In a sense I understand this as if the cost function only cares that the predicted \hat{y} from the correct class is close to 1, not caring about the predictions for other classes (remember that coming from a softmax all the output adds to 1, so if the output for the correct class is close to 1 then the other units must be close to 0).

HI Kampamocha,

As you said, “the other units must be close to 0”, but they are not 0, so I think there are cost contributed by them.

Hello again @mc04xkf,

That’s right, however the “cost contributed by them” depends entirely on how you define the cost function, which in this case, being a classification problem, only adds the output for the correct class, zeroing out the “contribution” from incorrect classes.

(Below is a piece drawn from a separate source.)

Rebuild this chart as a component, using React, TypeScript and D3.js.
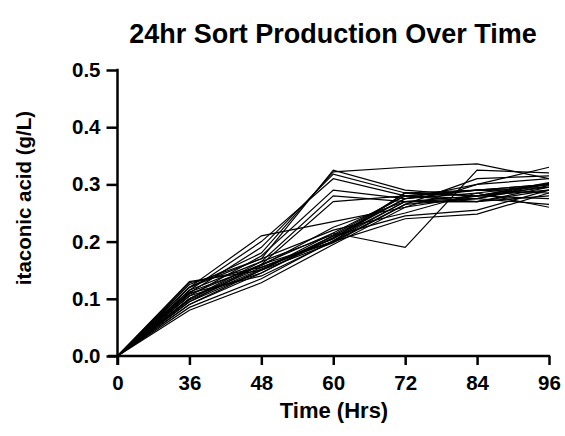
import React, { useEffect, useRef } from "react";
import * as d3 from "d3";

// time points (hrs), spaced evenly on the axis
const timepoints = ["0", "36", "48", "60", "72", "84", "96"];
const yTicks = [0, 0.1, 0.2, 0.3, 0.4, 0.5];

// itaconic acid (g/L) per sort replicate, one value per time point
const s1 = [0, 0.125, 0.17, 0.325, 0.29, 0.28, 0.3];
const s2 = [0, 0.12, 0.18, 0.322, 0.33, 0.336, 0.31];
const s3 = [0, 0.11, 0.19, 0.318, 0.285, 0.29, 0.295];
const s4 = [0, 0.115, 0.2, 0.31, 0.28, 0.275, 0.265];
const s5 = [0, 0.105, 0.175, 0.29, 0.275, 0.285, 0.26];
const s6 = [0, 0.1, 0.165, 0.28, 0.27, 0.27, 0.29];
const s7 = [0, 0.095, 0.16, 0.27, 0.28, 0.29, 0.3];
const s8 = [0, 0.12, 0.21, 0.235, 0.26, 0.3, 0.33];
const s9 = [0, 0.09, 0.15, 0.215, 0.19, 0.325, 0.32];
const s10 = [0, 0.13, 0.15, 0.21, 0.275, 0.29, 0.3];
const s11 = [0, 0.128, 0.155, 0.205, 0.27, 0.28, 0.295];
const s12 = [0, 0.11, 0.14, 0.2, 0.285, 0.28, 0.29];
const s13 = [0, 0.105, 0.145, 0.21, 0.245, 0.255, 0.29];
const s14 = [0, 0.1, 0.16, 0.2, 0.24, 0.248, 0.285];
const s15 = [0, 0.095, 0.15, 0.198, 0.265, 0.275, 0.298];
const s16 = [0, 0.085, 0.135, 0.202, 0.27, 0.27, 0.28];
const s17 = [0, 0.08, 0.128, 0.195, 0.26, 0.28, 0.303];
const s18 = [0, 0.09, 0.145, 0.207, 0.275, 0.3, 0.31];
const s19 = [0, 0.115, 0.165, 0.212, 0.28, 0.29, 0.285];
const s20 = [0, 0.12, 0.17, 0.22, 0.25, 0.285, 0.3];
const s21 = [0, 0.1, 0.155, 0.2, 0.265, 0.31, 0.315];
const s22 = [0, 0.108, 0.16, 0.215, 0.28, 0.27, 0.295];
const s23 = [0, 0.098, 0.152, 0.205, 0.285, 0.28, 0.275];
const s24 = [0, 0.112, 0.158, 0.225, 0.27, 0.275, 0.302];

const series = [s1, s2, s3, s4, s5, s6, s7, s8, s9, s10, s11, s12,
  s13, s14, s15, s16, s17, s18, s19, s20, s21, s22, s23, s24];

const W = 565;
const H = 436;
const FONT = "Arial, 'Liberation Sans', Helvetica, sans-serif";

const App = () => {
  const ref = useRef<SVGSVGElement>(null);

  useEffect(() => {
    const svg = d3.select(ref.current);
    svg.selectAll("*").remove();

    const x = d3.scalePoint().domain(timepoints).range([117.5, 549]);
    const y = d3.scaleLinear().domain([0, 0.5]).range([356, 70]);

    const line = d3
      .line<number>()
      .x((_, i) => x(timepoints[i]) as number)
      .y((d) => y(d));

    svg
      .append("g")
      .selectAll("path")
      .data(series)
      .enter()
      .append("path")
      .attr("d", (d) => line(d))
      .attr("fill", "none")
      .attr("stroke", "#000")
      .attr("stroke-width", 1.2)
      .attr("stroke-linejoin", "miter");

    // x axis
    const gx = svg
      .append("g")
      .attr("transform", "translate(0,356)")
      .call(d3.axisBottom(x).tickSize(9).tickPadding(10).tickSizeOuter(0));
    gx.select(".domain").attr("d", "M108,0H550.2");

    // y axis
    const gy = svg
      .append("g")
      .attr("transform", "translate(117.5,0)")
      .call(
        d3
          .axisLeft(y)
          .tickValues(yTicks)
          .tickFormat(d3.format(".1f"))
          .tickSize(11)
          .tickPadding(6)
          .tickSizeOuter(0)
      );
    gy.select(".domain").attr("d", "M0,68.8V365");

    [gx, gy].forEach((g) => {
      g.selectAll(".domain, .tick line")
        .attr("stroke", "#000")
        .attr("stroke-width", 2.5);
      g.selectAll("text")
        .attr("fill", "#000")
        .style("font-family", FONT)
        .style("font-weight", "bold")
        .style("font-size", "20.5px");
    });

    svg
      .append("text")
      .attr("x", 333)
      .attr("y", 43)
      .attr("text-anchor", "middle")
      .style("font-family", FONT)
      .style("font-weight", "bold")
      .style("font-size", "27px")
      .text("24hr Sort Production Over Time");

    svg
      .append("text")
      .attr("x", 334)
      .attr("y", 418)
      .attr("text-anchor", "middle")
      .style("font-family", FONT)
      .style("font-weight", "bold")
      .style("font-size", "22px")
      .text("Time (Hrs)");

    svg
      .append("text")
      .attr("transform", "translate(31,198) rotate(-90)")
      .attr("text-anchor", "middle")
      .style("font-family", FONT)
      .style("font-weight", "bold")
      .style("font-size", "20.5px")
      .text("itaconic acid (g/L)");
  }, []);

  return (
    <svg
      ref={ref}
      width={W}
      height={H}
      style={{ position: "absolute", left: 0, top: 0, background: "#fff" }}
    />
  );
};

export default App;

The intuition I was trying to convey is that for a classification problem, the cost function focus on how good you are in approximating the correct class, and by virtue of being good at it, given the nature of the softmax, you end up by being good at recognizing the incorrect classes as well.

There are some resources that could be useful.

http://ufldl.stanford.edu/tutorial/supervised/SoftmaxRegression/
https://rstudio-pubs-static.s3.amazonaws.com/337306_79a7966fad184532ab3ad66b322fe96e.html

1 Like

HI Kampamocha

Thanks for replying.
Why was the cost function defined differently in the Machine Learning course then ? Are both definition correct ?

I think I understand now.

The two are for different hypothesis.

In the first one, the hypothesis constraint that the sum of the output units is 1, thus the cost of the correct class contains the information/cost from the incorrect classes already.

While in the second one’s hypothesis, the activation function is sgimoid, and each unit is independent of the others. Thus we have to add up the cost of each output unit one by one.